If you’re a new GM, you may read through all the rules of whatever system you’re planning to play and yet still feel unready or wonder what the best way to GM is.  If this is the case, let me give you a few pieces of advice. 

There is no one right way to GM

Different things work for different groups.  Focus on figuring out what works for you and your group. There are a wide variety of resources out there modelling and discussing different approaches to GMing. Maybe you’re great at accents and acting and want a game where roleplaying takes center stage.  Maybe you’re terrible at acting in-character, but great at developing intricate plots or planning strategically interesting combats. Maybe you’re horrible at advance planning and just want to wing it. Maybe you don’t know what your strengths are yet, but you simply enjoy some things more than others. Figure out what you want your game to be and look for ways to help you achieve that vision.  Jettison any advice that doesn’t work for you, no matter how well it works in someone else’s game.

Focus on fun

Depending on your group, fun may mean social bonding over food, deeply immersive role playing, challenging tactics, groan-worthy puns, etc. Figure out what things are fun for you and your players, but keep in mind that those things are means to an end. The goal is to have fun and the game is a way to do that. Don’t get so caught up on playing correctly that you forget to have fun at the table. And always be on the lookout for ways to add more fun, whatever that means to you and your group.

Be the host

A GM fills a lot of different roles. You may be the referee, imagineer, director, opposing team, and so on. However, if you have to choose one role to focus on, I’d recommend focusing on being a good host.  Invite a good mix of guests. Welcome them when they arrive. Set the tone. Get people interacting with each other. Move things along from activity to activity. Make sure no one is left out or having unmet needs. Don’t let troublesome guests ruin the party for everyone else. Conclude gracefully. This is all Emily Post stuff, and books on being a party host will have great advice.

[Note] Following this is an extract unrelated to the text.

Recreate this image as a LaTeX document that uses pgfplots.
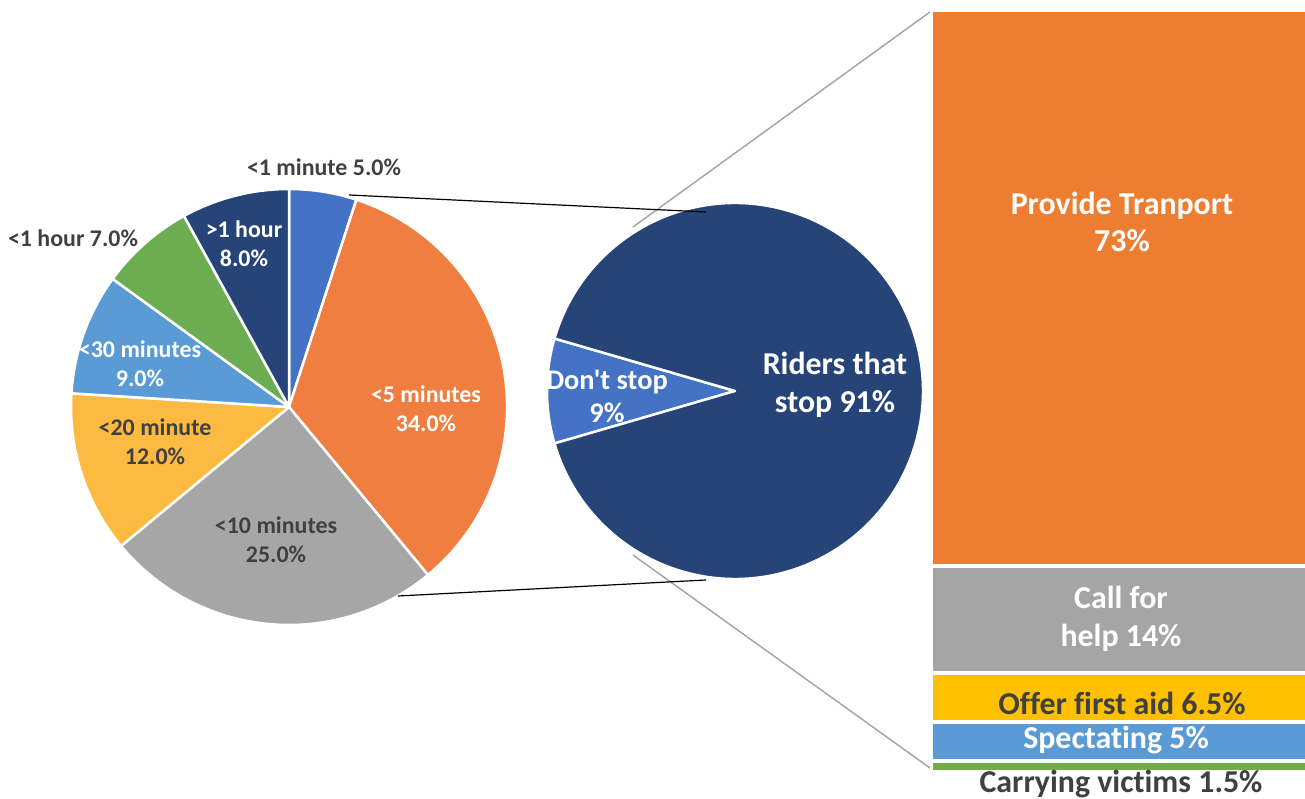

Communicate with the players

Tell them about what you want out of a game.  Listen to what they say they want. Try to understand your players, their personalities and what they’re looking for in a game. If your players give you feedback, listen and try to learn from it. Even if you think they’re wrong, don’t reflexively argue; try to understand their perspective. Communicate about the small things, too. Remind them when a session is coming up and ask for replies to make sure they’re still joining in.

Realize that everyone makes mistakes

You’re not going to do a perfect job. Some sessions will be better than others, and even your best session will be imperfect. Accept this. Your goal is not perfection, but fun. Keep in mind that your players want to enjoy the game, so they want you to succeed. They’re not eagerly waiting to grade you harshly for your mistakes. They’re either your friends or want to be your friends and are rooting for you to succeed and will do what they can to help you.

Be willing to walk away

This may sound weird, but it’s my favorite advice from my favorite GM (and husband). The idea is that some people get so desperate to have an RPG group that they’re willing to not have fun, just to know that they’re doing it. They may accept obnoxious players, run a system they dislike, work themselves to death trying to meet expectations, or meet in places that makes them uncomfortable. Whatever the details, they settle for an experience they don’t really enjoy. But if you run a group knowing that you can walk away if it isn’t working, then it’s easier to know when you need to have a hard talk to your group about what needs to change, whether that means changing behavior, location, system, etc.